BYU has done VERY WELL at nationals. Yeah they've underperformed some years like everyone, and no they haven't won. But this decade I'm pretty sure they've been on the podium 2x, and finished between 6th and 15th on their rebuilding years. According to your logic, it sounds like only 1 team does well every year. I wasn't aware you had to win the whole damn thing to do "well."
I don't know where this mindset came from that you have to run all out in every race you run, but I don't know of many on the elite level who see it that way. Some of these races are obligatory, and serve only to qualify teams for another race. Do you go all out in every workout too, every easy run? You focus on what you want to win, what the real victories are, and you prepare your best for those. You think Mo Farah doesn't run just hard enough to qualify through the rounds in world championship competitions?
NAU WILL NOT RUN ALL OUT AT REGIONALS. You'd be an absolute fool to think so, even if they only see the need to rest one guy, the others will not be giving an "honest effort" in the way you make it sound. Unless they're ready to give up at NCAA's, they'll try to qualify and conserve as much energy as possible. On a good year, CU doesn't go all out at regionals, neither do OK State, Oregon, or anyone who is good enough to qualify comfortably.
The only way BYU doesn't get in is if somebody from way back in the pack without points jumps up and beats them (like if UTEP finds somebody that didn't run all year and gets ahead of them and BYU doesn't finish in one of the auto spots). It is not a very big risk, but it has happened in the mountain region before.
Even if byu isn't in the top two they are pretty much garunteed an at large correct?
moist wrote:
Candy ass
+1000
Still waiting for Letsrun.com to publish their "FOR GOOD OF THE SPORT!!!!!!!!!" hot take on this.
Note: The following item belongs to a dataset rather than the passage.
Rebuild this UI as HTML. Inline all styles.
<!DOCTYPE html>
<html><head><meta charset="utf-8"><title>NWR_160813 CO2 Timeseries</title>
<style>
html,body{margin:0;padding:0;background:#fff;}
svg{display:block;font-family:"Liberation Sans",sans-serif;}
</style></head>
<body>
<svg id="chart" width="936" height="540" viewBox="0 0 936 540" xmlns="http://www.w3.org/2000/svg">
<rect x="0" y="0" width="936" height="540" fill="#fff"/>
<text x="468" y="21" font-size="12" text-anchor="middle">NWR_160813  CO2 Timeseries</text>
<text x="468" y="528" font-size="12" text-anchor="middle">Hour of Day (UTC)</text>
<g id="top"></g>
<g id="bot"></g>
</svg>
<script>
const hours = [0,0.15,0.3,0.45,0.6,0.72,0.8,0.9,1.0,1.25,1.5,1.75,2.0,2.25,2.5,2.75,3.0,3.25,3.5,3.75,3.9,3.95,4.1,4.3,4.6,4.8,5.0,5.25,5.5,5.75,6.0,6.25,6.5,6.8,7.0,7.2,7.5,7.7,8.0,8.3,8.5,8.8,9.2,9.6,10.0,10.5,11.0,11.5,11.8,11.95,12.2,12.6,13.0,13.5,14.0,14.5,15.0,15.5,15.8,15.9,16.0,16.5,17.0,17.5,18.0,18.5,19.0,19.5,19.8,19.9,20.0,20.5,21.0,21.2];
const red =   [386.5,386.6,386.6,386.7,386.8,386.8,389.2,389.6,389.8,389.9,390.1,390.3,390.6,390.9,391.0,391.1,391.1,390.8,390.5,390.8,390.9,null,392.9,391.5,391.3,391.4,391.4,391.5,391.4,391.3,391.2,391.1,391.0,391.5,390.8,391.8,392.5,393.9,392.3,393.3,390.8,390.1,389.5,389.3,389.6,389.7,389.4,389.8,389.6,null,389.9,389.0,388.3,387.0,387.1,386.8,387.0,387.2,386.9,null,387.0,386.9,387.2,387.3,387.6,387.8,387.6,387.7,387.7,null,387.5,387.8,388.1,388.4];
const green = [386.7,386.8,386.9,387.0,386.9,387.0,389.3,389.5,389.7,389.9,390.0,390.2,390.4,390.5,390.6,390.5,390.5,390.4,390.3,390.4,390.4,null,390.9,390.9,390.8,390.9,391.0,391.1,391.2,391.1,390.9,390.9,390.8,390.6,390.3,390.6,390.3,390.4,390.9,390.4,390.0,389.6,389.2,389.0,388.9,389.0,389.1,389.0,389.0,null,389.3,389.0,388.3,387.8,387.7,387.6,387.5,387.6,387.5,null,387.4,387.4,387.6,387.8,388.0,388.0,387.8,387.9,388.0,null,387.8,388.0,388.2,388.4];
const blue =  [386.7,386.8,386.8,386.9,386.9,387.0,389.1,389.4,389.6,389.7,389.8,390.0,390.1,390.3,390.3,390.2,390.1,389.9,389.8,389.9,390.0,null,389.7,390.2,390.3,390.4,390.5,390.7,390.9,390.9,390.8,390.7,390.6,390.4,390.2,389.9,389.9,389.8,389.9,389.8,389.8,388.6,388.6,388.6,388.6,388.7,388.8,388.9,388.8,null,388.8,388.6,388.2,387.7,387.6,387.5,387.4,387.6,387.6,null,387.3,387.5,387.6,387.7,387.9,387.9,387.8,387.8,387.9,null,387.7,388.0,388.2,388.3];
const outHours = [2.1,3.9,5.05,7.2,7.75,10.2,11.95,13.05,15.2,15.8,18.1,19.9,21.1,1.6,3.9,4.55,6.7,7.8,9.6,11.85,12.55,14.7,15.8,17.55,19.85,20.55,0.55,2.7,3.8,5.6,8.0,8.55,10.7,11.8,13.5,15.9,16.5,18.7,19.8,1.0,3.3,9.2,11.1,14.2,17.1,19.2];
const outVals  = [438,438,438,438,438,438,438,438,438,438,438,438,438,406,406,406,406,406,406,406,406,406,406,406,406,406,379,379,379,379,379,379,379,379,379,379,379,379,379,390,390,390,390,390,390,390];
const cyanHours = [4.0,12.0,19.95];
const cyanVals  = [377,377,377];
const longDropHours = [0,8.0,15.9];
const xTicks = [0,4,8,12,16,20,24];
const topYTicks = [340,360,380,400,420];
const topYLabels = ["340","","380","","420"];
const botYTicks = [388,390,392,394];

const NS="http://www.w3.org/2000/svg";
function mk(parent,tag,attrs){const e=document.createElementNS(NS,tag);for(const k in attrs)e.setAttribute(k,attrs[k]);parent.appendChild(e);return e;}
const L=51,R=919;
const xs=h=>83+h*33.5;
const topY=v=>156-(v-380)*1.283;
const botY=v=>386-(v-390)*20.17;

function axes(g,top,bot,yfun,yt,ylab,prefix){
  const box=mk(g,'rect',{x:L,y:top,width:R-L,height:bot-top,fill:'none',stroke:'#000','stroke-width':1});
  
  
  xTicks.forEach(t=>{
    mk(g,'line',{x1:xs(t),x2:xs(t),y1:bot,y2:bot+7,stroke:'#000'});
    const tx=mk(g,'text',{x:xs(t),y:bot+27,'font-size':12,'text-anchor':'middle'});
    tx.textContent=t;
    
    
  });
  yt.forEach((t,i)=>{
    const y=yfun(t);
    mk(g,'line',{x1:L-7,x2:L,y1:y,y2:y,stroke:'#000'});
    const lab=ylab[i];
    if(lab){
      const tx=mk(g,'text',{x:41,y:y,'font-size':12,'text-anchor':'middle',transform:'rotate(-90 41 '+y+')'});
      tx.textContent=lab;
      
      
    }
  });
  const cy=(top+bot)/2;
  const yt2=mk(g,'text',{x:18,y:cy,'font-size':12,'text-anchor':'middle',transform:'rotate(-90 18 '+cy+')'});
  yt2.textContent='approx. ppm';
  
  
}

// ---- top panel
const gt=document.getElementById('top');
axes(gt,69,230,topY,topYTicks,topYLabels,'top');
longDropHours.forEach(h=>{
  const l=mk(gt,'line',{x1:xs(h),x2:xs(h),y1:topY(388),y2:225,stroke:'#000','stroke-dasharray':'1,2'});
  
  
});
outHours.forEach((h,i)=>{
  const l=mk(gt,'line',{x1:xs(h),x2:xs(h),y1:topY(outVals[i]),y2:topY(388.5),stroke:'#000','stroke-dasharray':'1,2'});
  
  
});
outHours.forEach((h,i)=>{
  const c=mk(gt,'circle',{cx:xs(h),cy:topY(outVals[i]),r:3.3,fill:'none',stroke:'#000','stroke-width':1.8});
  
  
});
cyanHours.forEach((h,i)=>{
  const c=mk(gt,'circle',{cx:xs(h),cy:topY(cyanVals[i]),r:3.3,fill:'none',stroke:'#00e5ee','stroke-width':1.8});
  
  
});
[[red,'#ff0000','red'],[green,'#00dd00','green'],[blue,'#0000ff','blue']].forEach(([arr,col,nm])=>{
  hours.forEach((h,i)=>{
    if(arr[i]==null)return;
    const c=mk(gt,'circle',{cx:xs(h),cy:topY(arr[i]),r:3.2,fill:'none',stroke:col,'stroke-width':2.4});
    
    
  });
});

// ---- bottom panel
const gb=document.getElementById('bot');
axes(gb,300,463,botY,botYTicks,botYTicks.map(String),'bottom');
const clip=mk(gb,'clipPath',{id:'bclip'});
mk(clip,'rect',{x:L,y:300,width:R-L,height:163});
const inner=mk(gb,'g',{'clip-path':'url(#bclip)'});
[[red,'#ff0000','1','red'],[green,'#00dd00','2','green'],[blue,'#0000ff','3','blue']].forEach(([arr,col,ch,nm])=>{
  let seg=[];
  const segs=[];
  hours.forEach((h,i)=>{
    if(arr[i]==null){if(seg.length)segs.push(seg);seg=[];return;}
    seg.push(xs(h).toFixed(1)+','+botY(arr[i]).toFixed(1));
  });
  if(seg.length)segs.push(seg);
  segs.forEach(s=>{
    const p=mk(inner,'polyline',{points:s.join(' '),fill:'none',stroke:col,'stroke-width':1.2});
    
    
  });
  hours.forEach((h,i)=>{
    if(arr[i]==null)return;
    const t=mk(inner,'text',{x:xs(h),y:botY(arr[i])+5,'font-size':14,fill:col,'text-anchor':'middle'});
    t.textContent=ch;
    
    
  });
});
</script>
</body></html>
Resting guys isn't ridiculous. Expecting guys to race two hard 10ks in two weeks is.
Ed Eyestone for a coach......he is probably protecting certain guys. Maybe a few of the guys in their top 7
are beat up a bit. Seems logical to insist on rest and recovery at this stage before the NCAA big dance.
"We are treating this regional meet as a semi-final at a championships meet,” head coach Ed Eyestone said. “We want to run hard enough to advance but easy enough to recover for the most important meet of the year, the NCAA Championships. As a result, we may be resting some of our top seven runners and replacing them with our second team runners. We can do this as our team is very strong this year.”
Dont forget the average age of a BYU athlete is nearly 30. Old dudes need more rest.
running commenter wrote:
Resting guys isn't ridiculous. Expecting guys to race two hard 10ks in two weeks is.
^this. Especially when the 2nd 10k is astronomically more important than the first. There should be a full off week inbetween.
Bonkers wrote:
There should be a full off week inbetween.
FINALLY someone says something intelligent here.
All of this asinine arguing about resting vs not, but nobody asking why the calendar can’t be arranged to promote actual...um...racing.
Obviously the regional “championship” should be more than seven days before the big show. Otherwise, just do qualifying from a real competition (conference) not the perfunctory chore that regionals has apparently become.
alshaw wrote:
iojiojsdf wrote:
It would be awesome if it backfired and they didn't qualify.
Teams do this every year. BYU has rested top guys every year at regionals. They always qualify. They're arguably the deepest, best team in the country. They could probably rest 1-5 and qualify. But if Portland wins the West I would guess they blow up at nationals. No smart team EVER tries to win regionals.
Which is exactly why Washington won it on their home course a few years back. And bombed at Nationals.
Only question I have with resting Clinger is that now Nationals will be his first experience with the extra 2k, which could cause for a blow up. A lot more freshman look great at 8k but struggle to translate that at Nationals, whether its the extra 2k or the stage or the size of the race. But I'm sure Eyestone feels comfortable with him. and Clinger seems like a special one.